[Data to process]
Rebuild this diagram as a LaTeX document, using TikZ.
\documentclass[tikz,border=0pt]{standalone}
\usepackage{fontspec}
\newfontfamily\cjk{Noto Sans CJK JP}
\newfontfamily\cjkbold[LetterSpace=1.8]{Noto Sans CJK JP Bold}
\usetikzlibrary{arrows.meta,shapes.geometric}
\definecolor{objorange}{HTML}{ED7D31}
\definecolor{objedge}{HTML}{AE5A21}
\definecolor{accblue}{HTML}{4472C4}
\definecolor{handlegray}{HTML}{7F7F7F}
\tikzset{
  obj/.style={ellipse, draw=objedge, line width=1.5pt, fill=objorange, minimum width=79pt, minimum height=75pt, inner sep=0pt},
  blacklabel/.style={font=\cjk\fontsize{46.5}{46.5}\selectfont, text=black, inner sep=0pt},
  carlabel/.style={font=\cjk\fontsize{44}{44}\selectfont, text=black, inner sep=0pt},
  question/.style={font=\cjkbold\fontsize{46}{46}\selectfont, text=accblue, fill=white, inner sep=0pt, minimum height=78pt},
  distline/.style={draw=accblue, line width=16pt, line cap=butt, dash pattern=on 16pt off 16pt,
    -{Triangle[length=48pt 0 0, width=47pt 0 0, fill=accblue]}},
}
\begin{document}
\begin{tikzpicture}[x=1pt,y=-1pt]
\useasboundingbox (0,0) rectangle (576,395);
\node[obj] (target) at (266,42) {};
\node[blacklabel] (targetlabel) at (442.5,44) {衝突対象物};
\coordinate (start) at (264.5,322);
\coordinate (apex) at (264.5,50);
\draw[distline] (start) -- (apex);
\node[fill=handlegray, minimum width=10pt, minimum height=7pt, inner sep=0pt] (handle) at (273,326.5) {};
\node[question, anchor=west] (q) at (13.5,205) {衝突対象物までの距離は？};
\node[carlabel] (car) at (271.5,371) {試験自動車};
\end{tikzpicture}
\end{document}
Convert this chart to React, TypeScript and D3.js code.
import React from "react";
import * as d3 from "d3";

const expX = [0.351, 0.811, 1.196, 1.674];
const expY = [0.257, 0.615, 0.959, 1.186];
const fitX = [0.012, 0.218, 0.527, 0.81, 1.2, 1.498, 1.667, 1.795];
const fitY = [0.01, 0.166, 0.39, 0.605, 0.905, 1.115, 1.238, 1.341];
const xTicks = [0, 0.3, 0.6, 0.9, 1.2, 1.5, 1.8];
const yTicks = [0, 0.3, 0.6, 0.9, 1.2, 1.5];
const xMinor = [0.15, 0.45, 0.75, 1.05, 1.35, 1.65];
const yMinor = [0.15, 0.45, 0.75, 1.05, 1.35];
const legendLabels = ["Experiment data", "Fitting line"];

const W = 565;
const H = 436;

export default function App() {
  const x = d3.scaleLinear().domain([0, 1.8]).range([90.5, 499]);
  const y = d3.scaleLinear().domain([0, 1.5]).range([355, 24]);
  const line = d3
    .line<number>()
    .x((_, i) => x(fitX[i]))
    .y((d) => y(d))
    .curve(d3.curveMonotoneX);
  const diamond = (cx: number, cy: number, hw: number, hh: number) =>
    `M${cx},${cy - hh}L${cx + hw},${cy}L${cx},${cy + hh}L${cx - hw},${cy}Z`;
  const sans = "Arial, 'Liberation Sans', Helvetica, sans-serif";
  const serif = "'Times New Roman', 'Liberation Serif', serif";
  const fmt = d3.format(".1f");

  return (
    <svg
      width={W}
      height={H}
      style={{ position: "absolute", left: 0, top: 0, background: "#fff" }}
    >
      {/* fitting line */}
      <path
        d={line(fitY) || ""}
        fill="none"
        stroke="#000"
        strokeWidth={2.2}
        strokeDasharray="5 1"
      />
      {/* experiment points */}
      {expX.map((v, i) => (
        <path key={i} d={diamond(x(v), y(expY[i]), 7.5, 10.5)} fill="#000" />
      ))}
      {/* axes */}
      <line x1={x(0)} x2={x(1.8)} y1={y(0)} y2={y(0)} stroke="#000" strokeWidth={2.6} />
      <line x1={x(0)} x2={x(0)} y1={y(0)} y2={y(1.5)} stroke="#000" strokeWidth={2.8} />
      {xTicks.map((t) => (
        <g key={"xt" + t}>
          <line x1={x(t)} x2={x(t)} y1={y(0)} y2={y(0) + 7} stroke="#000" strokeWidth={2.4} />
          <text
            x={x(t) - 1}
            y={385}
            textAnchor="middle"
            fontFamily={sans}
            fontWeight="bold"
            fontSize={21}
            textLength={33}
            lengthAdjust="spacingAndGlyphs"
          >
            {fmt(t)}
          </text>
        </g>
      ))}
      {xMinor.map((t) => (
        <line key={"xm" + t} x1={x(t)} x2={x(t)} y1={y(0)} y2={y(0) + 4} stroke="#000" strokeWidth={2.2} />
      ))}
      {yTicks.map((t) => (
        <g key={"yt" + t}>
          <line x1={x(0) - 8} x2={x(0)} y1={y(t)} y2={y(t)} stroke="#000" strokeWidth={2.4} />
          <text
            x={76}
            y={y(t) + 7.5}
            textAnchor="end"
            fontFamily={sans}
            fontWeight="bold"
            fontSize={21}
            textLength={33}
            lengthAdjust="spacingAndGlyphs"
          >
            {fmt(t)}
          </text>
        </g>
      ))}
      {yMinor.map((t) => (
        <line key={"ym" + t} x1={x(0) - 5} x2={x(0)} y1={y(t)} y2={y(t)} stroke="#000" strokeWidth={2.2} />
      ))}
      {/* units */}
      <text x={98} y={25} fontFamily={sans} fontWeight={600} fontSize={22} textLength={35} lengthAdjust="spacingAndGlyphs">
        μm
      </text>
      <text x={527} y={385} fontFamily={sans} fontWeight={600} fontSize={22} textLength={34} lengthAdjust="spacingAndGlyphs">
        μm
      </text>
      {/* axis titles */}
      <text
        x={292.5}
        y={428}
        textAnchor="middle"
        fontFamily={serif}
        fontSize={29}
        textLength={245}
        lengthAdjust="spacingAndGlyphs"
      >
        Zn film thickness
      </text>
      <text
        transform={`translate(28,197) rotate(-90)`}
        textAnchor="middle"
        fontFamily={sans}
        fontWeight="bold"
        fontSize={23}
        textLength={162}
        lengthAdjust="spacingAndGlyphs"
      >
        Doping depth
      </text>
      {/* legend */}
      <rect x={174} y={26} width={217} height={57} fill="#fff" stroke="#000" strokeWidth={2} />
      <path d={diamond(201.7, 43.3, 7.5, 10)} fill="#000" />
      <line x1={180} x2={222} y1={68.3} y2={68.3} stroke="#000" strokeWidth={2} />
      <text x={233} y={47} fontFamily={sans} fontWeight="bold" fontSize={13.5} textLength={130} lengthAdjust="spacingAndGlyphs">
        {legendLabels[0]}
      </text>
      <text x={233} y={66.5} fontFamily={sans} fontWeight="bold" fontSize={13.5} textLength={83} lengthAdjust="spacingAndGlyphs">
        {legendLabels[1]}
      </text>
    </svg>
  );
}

...

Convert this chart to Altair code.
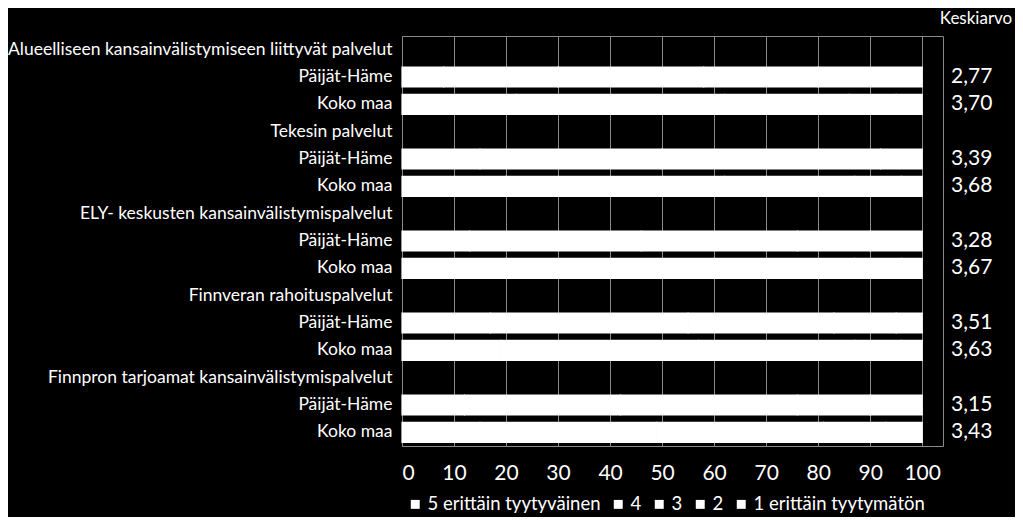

...

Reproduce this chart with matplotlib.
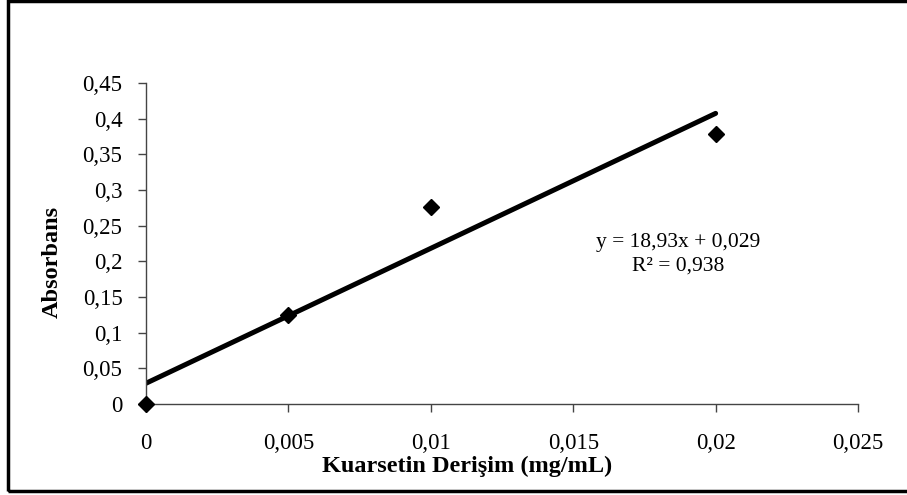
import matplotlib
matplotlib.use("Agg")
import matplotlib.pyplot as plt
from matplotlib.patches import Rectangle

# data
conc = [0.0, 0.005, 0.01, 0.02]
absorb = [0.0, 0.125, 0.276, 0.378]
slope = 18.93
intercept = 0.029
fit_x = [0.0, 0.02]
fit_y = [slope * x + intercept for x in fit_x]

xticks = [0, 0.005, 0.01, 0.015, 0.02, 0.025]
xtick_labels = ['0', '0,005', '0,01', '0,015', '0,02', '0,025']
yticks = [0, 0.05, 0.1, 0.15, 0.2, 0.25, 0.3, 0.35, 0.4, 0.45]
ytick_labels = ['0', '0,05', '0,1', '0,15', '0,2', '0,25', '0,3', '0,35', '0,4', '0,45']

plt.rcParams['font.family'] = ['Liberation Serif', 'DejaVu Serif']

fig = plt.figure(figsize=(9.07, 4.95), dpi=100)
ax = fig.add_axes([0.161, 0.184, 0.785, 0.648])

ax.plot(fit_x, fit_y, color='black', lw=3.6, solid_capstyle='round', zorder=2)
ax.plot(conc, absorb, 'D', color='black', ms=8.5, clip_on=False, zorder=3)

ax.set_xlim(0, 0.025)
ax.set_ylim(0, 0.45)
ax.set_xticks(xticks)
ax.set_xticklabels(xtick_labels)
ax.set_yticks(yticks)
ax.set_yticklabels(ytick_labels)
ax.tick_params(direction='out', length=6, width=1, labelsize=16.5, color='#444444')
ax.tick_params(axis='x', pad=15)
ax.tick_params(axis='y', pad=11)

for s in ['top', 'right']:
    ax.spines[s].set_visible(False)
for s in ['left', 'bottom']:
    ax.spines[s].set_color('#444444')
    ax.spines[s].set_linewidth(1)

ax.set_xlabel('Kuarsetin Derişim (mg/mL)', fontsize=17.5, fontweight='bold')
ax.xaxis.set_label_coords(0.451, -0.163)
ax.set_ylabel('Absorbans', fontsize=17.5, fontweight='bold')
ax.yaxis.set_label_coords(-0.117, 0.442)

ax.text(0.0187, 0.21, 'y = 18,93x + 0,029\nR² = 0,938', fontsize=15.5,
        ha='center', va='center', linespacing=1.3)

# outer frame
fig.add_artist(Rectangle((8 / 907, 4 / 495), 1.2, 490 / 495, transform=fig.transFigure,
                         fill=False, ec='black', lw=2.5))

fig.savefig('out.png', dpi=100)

[What you are asked to do] Repeat, word for word, the lines of the material above from the one holding "Reproduce this chart with matplotlib." through the one holding "fit_y = [slope". Leave out pictures.

[Exercise solution]
Reproduce this chart with matplotlib.
import matplotlib
matplotlib.use("Agg")
import matplotlib.pyplot as plt
from matplotlib.patches import Rectangle

# data
conc = [0.0, 0.005, 0.01, 0.02]
absorb = [0.0, 0.125, 0.276, 0.378]
slope = 18.93
intercept = 0.029
fit_x = [0.0, 0.02]
fit_y = [slope * x + intercept for x in fit_x]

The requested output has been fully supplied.